### Directions:
Extract the lines from the start through the line that holds "sat_quantiles = [1.7, 2.8, 5.3]", both included, omitting all images.

————

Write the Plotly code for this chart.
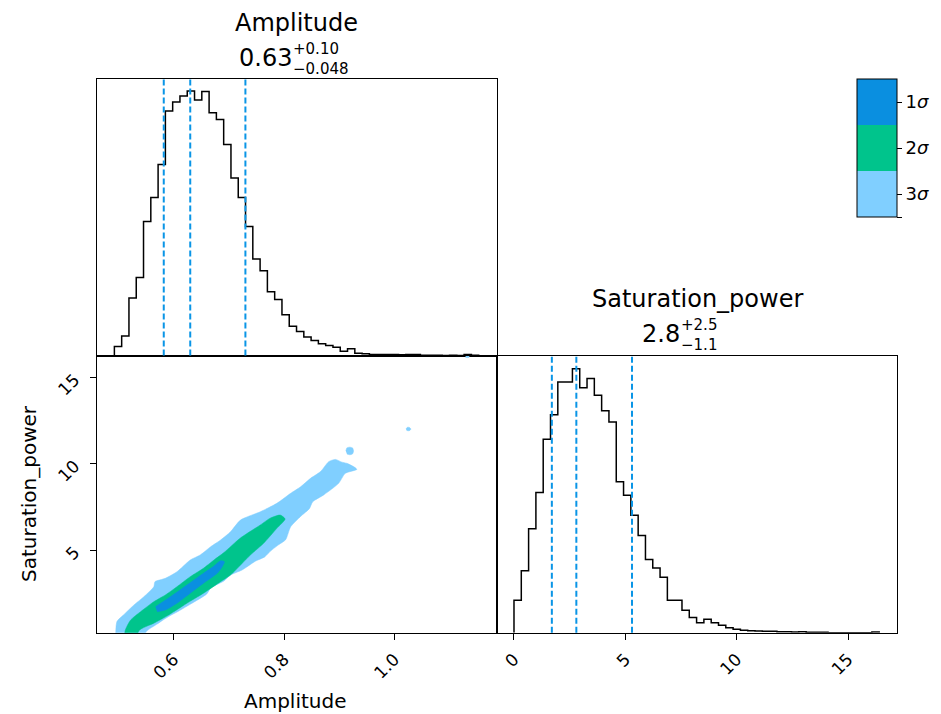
import numpy as np
import plotly.graph_objects as go

# ---------------- data ----------------
amp_counts = [27, 58, 172, 233, 400, 472, 570, 730, 757, 775, 790, 763, 788, 725, 705,
              630, 530, 472, 385, 288, 253, 190, 167, 122, 87, 72, 55, 45, 35, 30,
              25, 13, 20, 7, 5, 3, 3, 3, 3, 2, 3, 3, 1, 1, 1, 0, 1, 0, 3, 1]
amp_lo, amp_hi = 0.4925, 1.1528

sat_counts = [97, 185, 310, 418, 577, 650, 747, 747, 787, 730, 758, 708, 662, 628, 450,
              410, 350, 290, 218, 193, 165, 97, 97, 67, 45, 30, 40, 30, 22, 15,
              10, 7, 6, 5, 4, 4, 3, 3, 2, 3, 1, 1, 1, 0, 0, 0, 0, 0, 0, 2]
sat_lo, sat_hi = 0.0, 16.4

amp_quantiles = [0.582, 0.630, 0.730]
sat_quantiles = [1.7, 2.8, 5.3]

# credible-region outlines (Amplitude, Saturation_power)
sig3_amp = [0.495, 0.497, 0.509, 0.528, 0.546, 0.564, 0.566, 0.585, 0.606, 0.630, 0.648, 0.667,
            0.685, 0.703, 0.721, 0.757, 0.787, 0.812, 0.830, 0.848, 0.866, 0.881, 0.893, 0.905,
            0.914, 0.926, 0.932, 0.911, 0.899, 0.872, 0.852, 0.846, 0.830, 0.812, 0.803, 0.790,
            0.776, 0.765, 0.748, 0.724, 0.703, 0.691, 0.667, 0.660, 0.630, 0.606, 0.594, 0.579,
            0.570, 0.550, 0.540]
sig3_sat = [-1.0, 0.84, 1.23, 1.81, 2.29, 2.87, 3.16, 3.36, 3.74, 4.42, 4.71, 5.19,
            5.58, 6.06, 6.74, 7.22, 7.71, 8.29, 8.67, 9.16, 9.55, 10.13, 10.26, 10.10,
            10.03, 9.84, 9.68, 9.45, 8.87, 8.20, 7.80, 7.40, 6.95, 6.35, 5.60, 5.30,
            4.95, 4.60, 4.35, 3.84, 3.55, 3.20, 2.80, 2.45, 1.85, 1.40, 1.20, 0.90,
            0.70, 0.25, -1.0]

island1_amp = [0.912, 0.914, 0.919, 0.924, 0.926, 0.924, 0.919, 0.914]
island1_sat = [10.75, 10.93, 10.97, 10.93, 10.75, 10.57, 10.53, 10.57]
island2_amp = [1.021, 1.023, 1.025, 1.028, 1.030, 1.028, 1.025, 1.022]
island2_sat = [12.02, 12.11, 12.13, 12.10, 12.02, 11.94, 11.92, 11.95]
island3_amp = [1.129, 1.135, 1.135, 1.129]
island3_sat = [16.18, 16.18, 16.6, 16.6]

sig2_amp = [0.510, 0.512, 0.522, 0.540, 0.564, 0.585, 0.606, 0.630, 0.654, 0.673, 0.691,
            0.721, 0.757, 0.775, 0.793, 0.802, 0.787, 0.763, 0.739, 0.703, 0.685, 0.654,
            0.624, 0.591, 0.564, 0.537, 0.530]
sig2_sat = [-1.0, 0.32, 0.94, 1.42, 2.00, 2.39, 2.87, 3.45, 3.94, 4.42, 4.85,
            5.70, 6.45, 6.85, 7.03, 6.80, 6.26, 5.39, 4.71, 3.55, 3.16, 2.49,
            1.91, 1.23, 0.75, 0.32, -1.0]

sig1_amp = [0.567, 0.594, 0.624, 0.654, 0.673, 0.685, 0.692, 0.688, 0.679, 0.654, 0.630,
            0.606, 0.585, 0.570]
sig1_sat = [1.71, 2.29, 2.97, 3.65, 4.07, 4.38, 4.32, 4.03, 3.65, 3.07, 2.49,
            1.91, 1.52, 1.42]

sigma_labels = ["1<i>σ</i>", "2<i>σ</i>", "3<i>σ</i>", ""]

# ---------------- styling ----------------
C1 = "#0a8fe0"
C2 = "#00c48c"
C3 = "#80cfff"
CQ = "#0a95e6"
FONT = "DejaVu Sans"
W, H = 941, 714


def px_x(p):
    return p / W


def px_y(p):
    return 1 - p / H


def step_xy(counts, lo, hi):
    edges = np.linspace(lo, hi, len(counts) + 1)
    xs = [edges[0]] + list(edges[:-1]) + [edges[-1], edges[-1]]
    ys = [0] + list(counts) + [counts[-1], 0]
    return xs, ys


fig = go.Figure()

# top-left histogram
ax, ay = step_xy(amp_counts, amp_lo, amp_hi)
fig.add_trace(go.Scatter(x=ax, y=ay, mode="lines", line=dict(color="black", width=1.5, shape="hv"),
                         xaxis="x", yaxis="y", showlegend=False, hoverinfo="skip"))

# bottom-right histogram
sx, sy = step_xy(sat_counts, sat_lo, sat_hi)
fig.add_trace(go.Scatter(x=sx, y=sy, mode="lines", line=dict(color="black", width=1.5, shape="hv"),
                         xaxis="x3", yaxis="y3", showlegend=False, hoverinfo="skip"))

# 2D credible regions
for xs, ys, col in [(sig3_amp, sig3_sat, C3), (island1_amp, island1_sat, C3),
                    (island2_amp, island2_sat, C3), (island3_amp, island3_sat, C3),
                    (sig2_amp, sig2_sat, C2), (sig1_amp, sig1_sat, C1)]:
    fig.add_trace(go.Scatter(x=xs, y=ys, mode="lines", fill="toself", fillcolor=col,
                             line=dict(color=col, width=0.5, shape="spline", smoothing=0.6),
                             xaxis="x2", yaxis="y2", showlegend=False, hoverinfo="skip"))

# colorbar carrier
fig.add_trace(go.Scatter(
    x=[amp_lo], y=[-50], mode="markers", xaxis="x2", yaxis="y2", showlegend=False,
    hoverinfo="skip", cliponaxis=True,
    marker=dict(size=1, color=[0], cmin=0, cmax=3,
                colorscale=[[0, C3], [1 / 3, C3], [1 / 3, C2], [2 / 3, C2], [2 / 3, C1], [1, C1]],
                showscale=True,
                colorbar=dict(x=px_x(857), xanchor="left", xpad=0,
                              y=px_y(79), yanchor="top", ypad=0,
                              len=138, lenmode="pixels", thickness=40, thicknessmode="pixels",
                              outlinewidth=1, outlinecolor="black",
                              ticks="outside", ticklen=5, tickcolor="black",
                              tickvals=[2.5, 1.5, 0.5, 0], ticktext=sigma_labels,
                              tickfont=dict(family=FONT, size=18, color="black")))))

# quantile lines
shapes = []
for q in amp_quantiles:
    shapes.append(dict(type="line", xref="x", yref="y domain", x0=q, x1=q, y0=0, y1=1,
                       line=dict(color=CQ, width=2, dash="6px,3px")))
for q in sat_quantiles:
    shapes.append(dict(type="line", xref="x3", yref="y3 domain", x0=q, x1=q, y0=0, y1=1,
                       line=dict(color=CQ, width=2, dash="6px,3px")))

top = 355.5
bottom = 632.7
xl, xm, xr = 97, 497, 897
ytop = 79

amp_range = [0.461, 1.186]
sat_range2d = [0.2, 16.29]
sat_range_h = [-0.763, 17.2]

axis_common = dict(showgrid=False, zeroline=False, showline=True, mirror=True,
                   linecolor="black", linewidth=1)
tick_common = dict(ticks="outside", ticklen=6, tickwidth=1, tickcolor="black",
                   tickangle=-45, tickfont=dict(family=FONT, size=17, color="black"))

fig.update_layout(
    width=W, height=H, margin=dict(l=0, r=0, t=0, b=0),
    paper_bgcolor="white", plot_bgcolor="white", showlegend=False,
    font=dict(family=FONT, color="black"),
    shapes=shapes,
    xaxis=dict(domain=[px_x(xl), px_x(xm)], range=amp_range, anchor="y",
               showticklabels=False, ticks="", **axis_common),
    yaxis=dict(domain=[px_y(top), px_y(ytop)], range=[0, max(amp_counts) * 1.045], anchor="x",
               showticklabels=False, ticks="", **axis_common),
    xaxis2=dict(domain=[px_x(xl), px_x(xm)], range=amp_range, anchor="y2",
                tickvals=[0.6, 0.8, 1.0], ticktext=["0.6", "0.8", "1.0"],
                ticklabelstandoff=3, **axis_common, **tick_common),
    yaxis2=dict(domain=[px_y(bottom), px_y(top)], range=sat_range2d, anchor="x2",
                tickvals=[5, 10, 15], ticktext=["5", "10", "15"],
                ticklabelstandoff=12, **axis_common, **tick_common),
    xaxis3=dict(domain=[px_x(xm), px_x(xr)], range=sat_range_h, anchor="y3",
                tickvals=[0, 5, 10, 15], ticktext=["0", "5", "10", "15"],
                ticklabelstandoff=3, **axis_common, **tick_common),
    yaxis3=dict(domain=[px_y(bottom), px_y(top)], range=[0, max(sat_counts) * 1.05], anchor="x3",
                showticklabels=False, ticks="", **axis_common),
)

ann = []


def add_text(text, x, y, size, xanchor="center", yanchor="middle", angle=0):
    ann.append(dict(text=text, x=px_x(x), y=px_y(y), xref="paper", yref="paper",
                    showarrow=False, xanchor=xanchor, yanchor=yanchor, textangle=angle,
                    borderpad=0, font=dict(family=FONT, size=size, color="black")))


# panel titles
add_text("Amplitude", 296, 23, 24)
add_text("0.63", 293, 58, 24, xanchor="right")
add_text("+0.10", 292, 49, 15, xanchor="left")
add_text("−0.048", 292, 69, 15, xanchor="left")

add_text("Saturation_power", 697, 299, 24)
add_text("2.8", 681, 334, 24, xanchor="right")
add_text("+2.5", 680, 325, 15, xanchor="left")
add_text("−1.1", 680, 345, 15, xanchor="left")

# axis labels
add_text("Amplitude", 295, 701, 20)
add_text("Saturation_power", 29, 494, 20, angle=-90)

fig.update_layout(annotations=ann)

fig.write_html("out.html")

————

### Solution to this task:
Write the Plotly code for this chart.
import numpy as np
import plotly.graph_objects as go

# ---------------- data ----------------
amp_counts = [27, 58, 172, 233, 400, 472, 570, 730, 757, 775, 790, 763, 788, 725, 705,
              630, 530, 472, 385, 288, 253, 190, 167, 122, 87, 72, 55, 45, 35, 30,
              25, 13, 20, 7, 5, 3, 3, 3, 3, 2, 3, 3, 1, 1, 1, 0, 1, 0, 3, 1]
amp_lo, amp_hi = 0.4925, 1.1528

sat_counts = [97, 185, 310, 418, 577, 650, 747, 747, 787, 730, 758, 708, 662, 628, 450,
              410, 350, 290, 218, 193, 165, 97, 97, 67, 45, 30, 40, 30, 22, 15,
              10, 7, 6, 5, 4, 4, 3, 3, 2, 3, 1, 1, 1, 0, 0, 0, 0, 0, 0, 2]
sat_lo, sat_hi = 0.0, 16.4

amp_quantiles = [0.582, 0.630, 0.730]
sat_quantiles = [1.7, 2.8, 5.3]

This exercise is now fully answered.